Premier: Oczekujemy dalej idących kroków
Premier Mateusz Morawiecki we wpisie na Facebooku ocenił, że jest to pozytywna wiadomość, jednak - zaznaczył - "oczekujemy znacznie dalej idących kroków".
"Polska od samego początku projektu Nord Stream 2 kategorycznie opowiadała się przeciw stawianiu interesów gazowych Niemiec nad bezpieczeństwem całej Europy.

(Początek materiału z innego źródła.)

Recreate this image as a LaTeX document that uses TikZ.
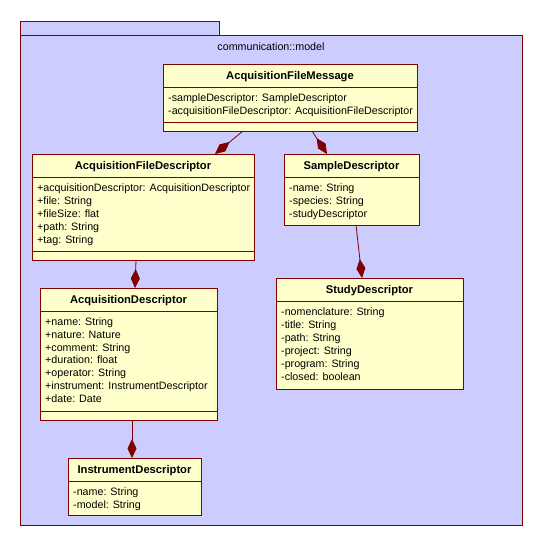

Skutki uzależnienia kontynentu od rosyjskich dostaw energii odczuwają dziś wszyscy mieszkańcy UE" - zauważył polski premier.
Jak dodał, Polska apelowała do partnerów z Niemiec, by zablokować ten "szkodliwy i niebezpieczny projekt geopolityczny".
Dziś, gdy pokojowi na kontynencie po raz kolejny zagraża agresja ze wschodu, bez satysfakcji stwierdzamy, że od początku mieliśmy rację. Europa - od Londynu, przez Paryż do Berlina przyjmuje polską perspektywę. Jest to głos rozsądku i głośnego sprzeciwu wobec neoimperialnych zakusów Kremla" - oświadczył Morawiecki.
"Wciąż nie jest za późno, by zatrzymać Putina. Nasza solidarność już raz pokonała rosyjski imperializm - czas pokazać jej siłę po raz kolejny" - dodał szef rządu.
Sankcje USA
Prezydent USA Joe Biden podpisał w poniedziałek rozporządzenie nakładające sankcje i zakazujące handlu i inwestycji z samozwańczymi "republikami ludowymi" w Donbasie. Rozporządzenie daje mu też uprawnienia do objęcia restrykcjami osób działających na ich terenie.
Według przepisów rozporządzenia, zakazany jest jakikolwiek import lub eksport towarów, usług czy technologii między USA i donbaskimi "republikami ludowymi", a także zaangażowanie osób i podmiotów zarejestrowanych w USA w jakiekolwiek transakcje finansowe. Dodatkowo, dokument pozwala na objęcie sankcjami jakichkolwiek osób działających na terenie parapaństw, ich przywódców, dowódców i urzędników, a także osób łamiących sankcje lub z nimi powiązanych.
Biały Dom zapowiedział wcześniej, że wprowadzone rozporządzeniem obostrzenia nie wyczerpią odpowiedzi USA na uznanie przez Rosję niepodległości tzw. Donieckiej i Ługańskiej Republik Ludowych. Kolejne kroki zostaną podjęte we wtorek w koordynacji z sojusznikami, choć na razie nie jest jasne, czego będą dotyczyć.